Data from: Telling the whole story in a 10,000-genome world
Cite this dataset
Beiko, Robert G. (2012). Data from: Telling the whole story in a 10,000-genome world [Dataset]. Dryad. https://doi.org/10.5061/dryad.gf39c8dc
BACKGROUND: Genome sequencing has revolutionized our view of the relationships among genomes, particularly in revealing the confounding effects of lateral genetic transfer (LGT). Phylogenomic techniques have been used to construct purported trees of microbial life. Although such trees are easily interpreted and allow the use of a subset of genomes as "proxies" for the full set, LGT and other phenomena impact the positioning of different groups in genome trees, confounding and potentially invalidating attempts to construct a phylogeny-based taxonomy of microorganisms. Network and graph approaches can reveal complex sets of relationships, but applying these techniques to large data sets is a significant challenge. Notwithstanding the question of what exactly it might represent, generating and interpreting a Tree or Network of All Genomes will only be feasible if current algorithms can be improved upon. RESULTS: Complex relationships among even the most-similar genomes demonstrate that proxy-based approaches to simplifying large sets of genomes are not alone sufficient to solve the analysis problem. A phylogenomic analysis of 1173 sequenced bacterial and archaeal genomes generated phylogenetic trees for 159,905 distinct homologous gene sets. The relationships inferred from this set can be heavily dependent on the inclusion of other taxa: for example, phyla such as Spirochaetes, Proteobacteria and Firmicutes are recovered as cohesive groups or split depending on the presence of other specific lineages. Furthermore, named groups such as Acidithiobacillus, Coprothermobacter and Brachyspira show a multitude of affiliations that are more consistent with their ecology than with small subunit ribosomal DNA-based taxonomy. Network and graph representations can illustrate the multitude of conflicting affinities, but all methods impose constraints on the input data and create challenges of construction and interpretation.
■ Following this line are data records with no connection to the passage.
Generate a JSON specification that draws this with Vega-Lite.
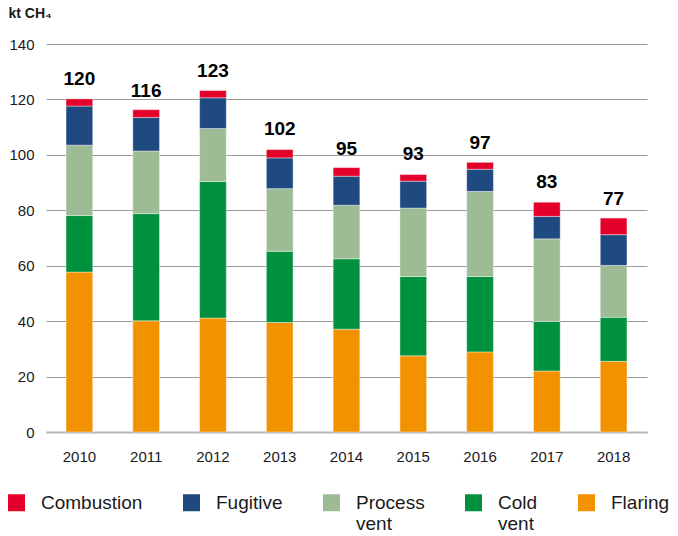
{
  "$schema": "https://vega.github.io/schema/vega-lite/v6.json",
  "width": 601,
  "height": 388,
  "autosize": {"type": "none"},
  "padding": {"left": 46, "top": 44, "right": 31, "bottom": 104},
  "background": "white",
  "config": {
    "font": "Liberation Sans",
    "view": {"stroke": null},
    "axis": {"labelFont": "Liberation Sans", "titleFont": "Liberation Sans"}
  },
  "datasets": {
    "segments": [
      {"year": "2010", "source": "Flaring", "value": 57.7},
      {"year": "2010", "source": "Cold vent", "value": 20.4},
      {"year": "2010", "source": "Process vent", "value": 25.4},
      {"year": "2010", "source": "Fugitive", "value": 14.1},
      {"year": "2010", "source": "Combustion", "value": 2.6},
      {"year": "2011", "source": "Flaring", "value": 40.1},
      {"year": "2011", "source": "Cold vent", "value": 38.7},
      {"year": "2011", "source": "Process vent", "value": 22.6},
      {"year": "2011", "source": "Fugitive", "value": 12.1},
      {"year": "2011", "source": "Combustion", "value": 2.8},
      {"year": "2012", "source": "Flaring", "value": 41.1},
      {"year": "2012", "source": "Cold vent", "value": 49.3},
      {"year": "2012", "source": "Process vent", "value": 19.1},
      {"year": "2012", "source": "Fugitive", "value": 11.1},
      {"year": "2012", "source": "Combustion", "value": 2.6},
      {"year": "2013", "source": "Flaring", "value": 39.5},
      {"year": "2013", "source": "Cold vent", "value": 25.7},
      {"year": "2013", "source": "Process vent", "value": 22.6},
      {"year": "2013", "source": "Fugitive", "value": 11.1},
      {"year": "2013", "source": "Combustion", "value": 3.0},
      {"year": "2014", "source": "Flaring", "value": 37.1},
      {"year": "2014", "source": "Cold vent", "value": 25.4},
      {"year": "2014", "source": "Process vent", "value": 19.3},
      {"year": "2014", "source": "Fugitive", "value": 10.5},
      {"year": "2014", "source": "Combustion", "value": 3.1},
      {"year": "2015", "source": "Flaring", "value": 27.5},
      {"year": "2015", "source": "Cold vent", "value": 28.6},
      {"year": "2015", "source": "Process vent", "value": 24.7},
      {"year": "2015", "source": "Fugitive", "value": 9.7},
      {"year": "2015", "source": "Combustion", "value": 2.4},
      {"year": "2016", "source": "Flaring", "value": 28.9},
      {"year": "2016", "source": "Cold vent", "value": 27.2},
      {"year": "2016", "source": "Process vent", "value": 30.7},
      {"year": "2016", "source": "Fugitive", "value": 8.0},
      {"year": "2016", "source": "Combustion", "value": 2.5},
      {"year": "2017", "source": "Flaring", "value": 22.0},
      {"year": "2017", "source": "Cold vent", "value": 17.9},
      {"year": "2017", "source": "Process vent", "value": 29.8},
      {"year": "2017", "source": "Fugitive", "value": 8.1},
      {"year": "2017", "source": "Combustion", "value": 5.1},
      {"year": "2018", "source": "Flaring", "value": 25.5},
      {"year": "2018", "source": "Cold vent", "value": 15.9},
      {"year": "2018", "source": "Process vent", "value": 18.7},
      {"year": "2018", "source": "Fugitive", "value": 11.1},
      {"year": "2018", "source": "Combustion", "value": 6.0}
    ],
    "totals": [
      {"year": "2010", "total": 120},
      {"year": "2011", "total": 116},
      {"year": "2012", "total": 123},
      {"year": "2013", "total": 102},
      {"year": "2014", "total": 95},
      {"year": "2015", "total": 93},
      {"year": "2016", "total": 97},
      {"year": "2017", "total": 83},
      {"year": "2018", "total": 77}
    ]
  },
  "encoding": {
    "x": {
      "field": "year",
      "type": "nominal",
      "scale": {"paddingInner": 0.6, "paddingOuter": 0.3},
      "axis": {
        "title": null,
        "labelAngle": 0,
        "labelFontSize": 15,
        "labelColor": "#1a1a1a",
        "labelPadding": 17,
        "ticks": false,
        "domain": true,
        "domainColor": "#b5b5b5",
        "domainWidth": 2,
        "grid": false
      }
    }
  },
  "layer": [
    {
      "data": {"name": "segments"},
      "transform": [
        {"calculate": "indexof(['Flaring', 'Cold vent', 'Process vent', 'Fugitive', 'Combustion'], datum.source)", "as": "stackOrder"}
      ],
      "mark": {"type": "bar", "stroke": "#ffffff", "strokeWidth": 0.4},
      "encoding": {
        "y": {
          "field": "value",
          "type": "quantitative",
          "stack": "zero",
          "scale": {"domain": [0, 140], "nice": false},
          "axis": {
            "values": [0, 20, 40, 60, 80, 100, 120, 140],
            "title": "kt CH₄",
            "titleAngle": 0,
            "titleAlign": "left",
            "titleBaseline": "alphabetic",
            "titleX": -38,
            "titleY": -27,
            "titleFontSize": 14,
            "titleFontWeight": "bold",
            "titleColor": "#1a1a1a",
            "labelFontSize": 15,
            "labelColor": "#1a1a1a",
            "labelPadding": 12,
            "ticks": false,
            "domain": false,
            "grid": true,
            "gridColor": "#9a9a9a",
            "gridWidth": 1
          }
        },
        "order": {"field": "stackOrder", "type": "quantitative", "sort": "ascending"},
        "color": {
          "field": "source",
          "type": "nominal",
          "scale": {
            "domain": ["Combustion", "Fugitive", "Process vent", "Cold vent", "Flaring"],
            "range": ["#e4002b", "#1f4a80", "#9dbb94", "#00913f", "#f39200"]
          },
          "legend": {
            "title": null,
            "orient": "none",
            "legendX": -39,
            "legendY": 449,
            "direction": "horizontal",
            "columns": 5,
            "symbolType": "square",
            "symbolSize": 289,
            "symbolStrokeWidth": 0,
            "labelFontSize": 19,
            "labelColor": "#1a1a1a",
            "labelOffset": 15,
            "columnPadding": 39,
            "labelLimit": 200,
            "labelExpr": "datum.label == 'Process vent' ? ['Process', 'vent'] : datum.label == 'Cold vent' ? ['Cold', 'vent'] : [datum.label, ' ']"
          }
        }
      }
    },
    {
      "data": {"name": "totals"},
      "mark": {"type": "text", "fontWeight": "bold", "fontSize": 19, "baseline": "alphabetic", "dy": -14, "color": "#000000"},
      "encoding": {
        "y": {"field": "total", "type": "quantitative"},
        "text": {"field": "total", "type": "quantitative"}
      }
    }
  ]
}
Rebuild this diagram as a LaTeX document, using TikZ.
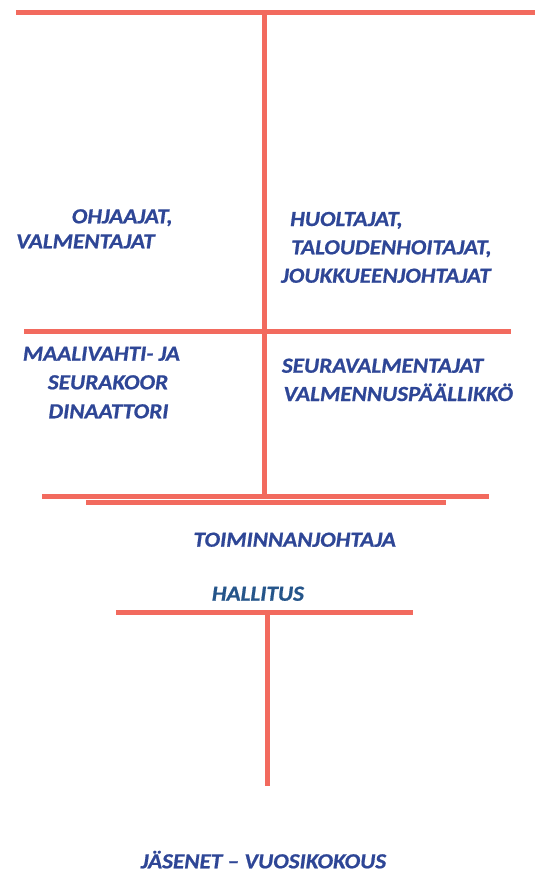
\documentclass[tikz,border=0pt]{standalone}
\usepackage{fontspec}
\setmainfont{Carlito}[FakeStretch=1.08, FakeBold=0.8]
\definecolor{viiva}{RGB}{242,106,94}
\definecolor{teksti}{RGB}{46,70,150}
\definecolor{hallitus}{RGB}{37,85,138}
\tikzset{
 viivat/.style={viiva, line width=5pt},
 nimi/.style={anchor=base west, inner sep=0pt, text=teksti,
   font=\fontsize{21.5}{26}\selectfont\bfseries\itshape},
}
\begin{document}
\begin{tikzpicture}[x=1pt,y=-1pt]
\useasboundingbox (0,0) rectangle (535,872);
% vaakaviivat
\draw[viivat] (16,12.8) -- (535,12.8);
\draw[viivat] (24,331.7) -- (511,331.7);
\draw[viivat] (42,496.8) -- (489,496.8);
\draw[viivat] (86,502) -- (446,502);
\draw[viivat] (116,612) -- (413,612);
% pystyviivat
\draw[viivat] (264.8,10.3) -- (264.8,497);
\draw[viivat] (267,612) -- (267,786);
% tekstit
\node[nimi] (ohj1) at (71.7,223.3) {OHJAAJAT,};
\node[nimi] (ohj2) at (16,248.3) {VALMENTAJAT};
\node[nimi] (huo1) at (290,226) {HUOLTAJAT,};
\node[nimi] (huo2) at (291,254.3) {TALOUDENHOITAJAT,};
\node[nimi] (huo3) at (281,282.7) {JOUKKUEENJOHTAJAT};
\node[nimi] (maa1) at (22.7,360.7) {MAALIVAHTI- JA};
\node[nimi] (maa2) at (47.7,389.3) {SEURAKOOR};
\node[nimi] (maa3) at (48.3,418.3) {DINAATTORI};
\node[nimi] (seu1) at (281.7,372.7) {SEURAVALMENTAJAT};
\node[nimi] (seu2) at (283.3,401) {VALMENNUSPÄÄLLIKKÖ};
\node[nimi] (toim) at (193.3,546.7) {TOIMINNANJOHTAJA};
\node[nimi, text=hallitus] (hall) at (211.7,600.7) {HALLITUS};
\node[nimi] (jas) at (140.7,868.3) {JÄSENET – VUOSIKOKOUS};
\end{tikzpicture}
\end{document}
CONCLUSIONS: These complex relationships highlight the need for an inclusive approach to genomic data, and current methods with minor alterations will likely scale to allow the analysis of data sets with 10,000 or more genomes. The main challenges lie in the visualization and interpretation of genomic relationships, and the redefinition of microbial taxonomy when subsets of genomic data are so evidently in conflict with one another, and with the "canonical" molecular taxonomy.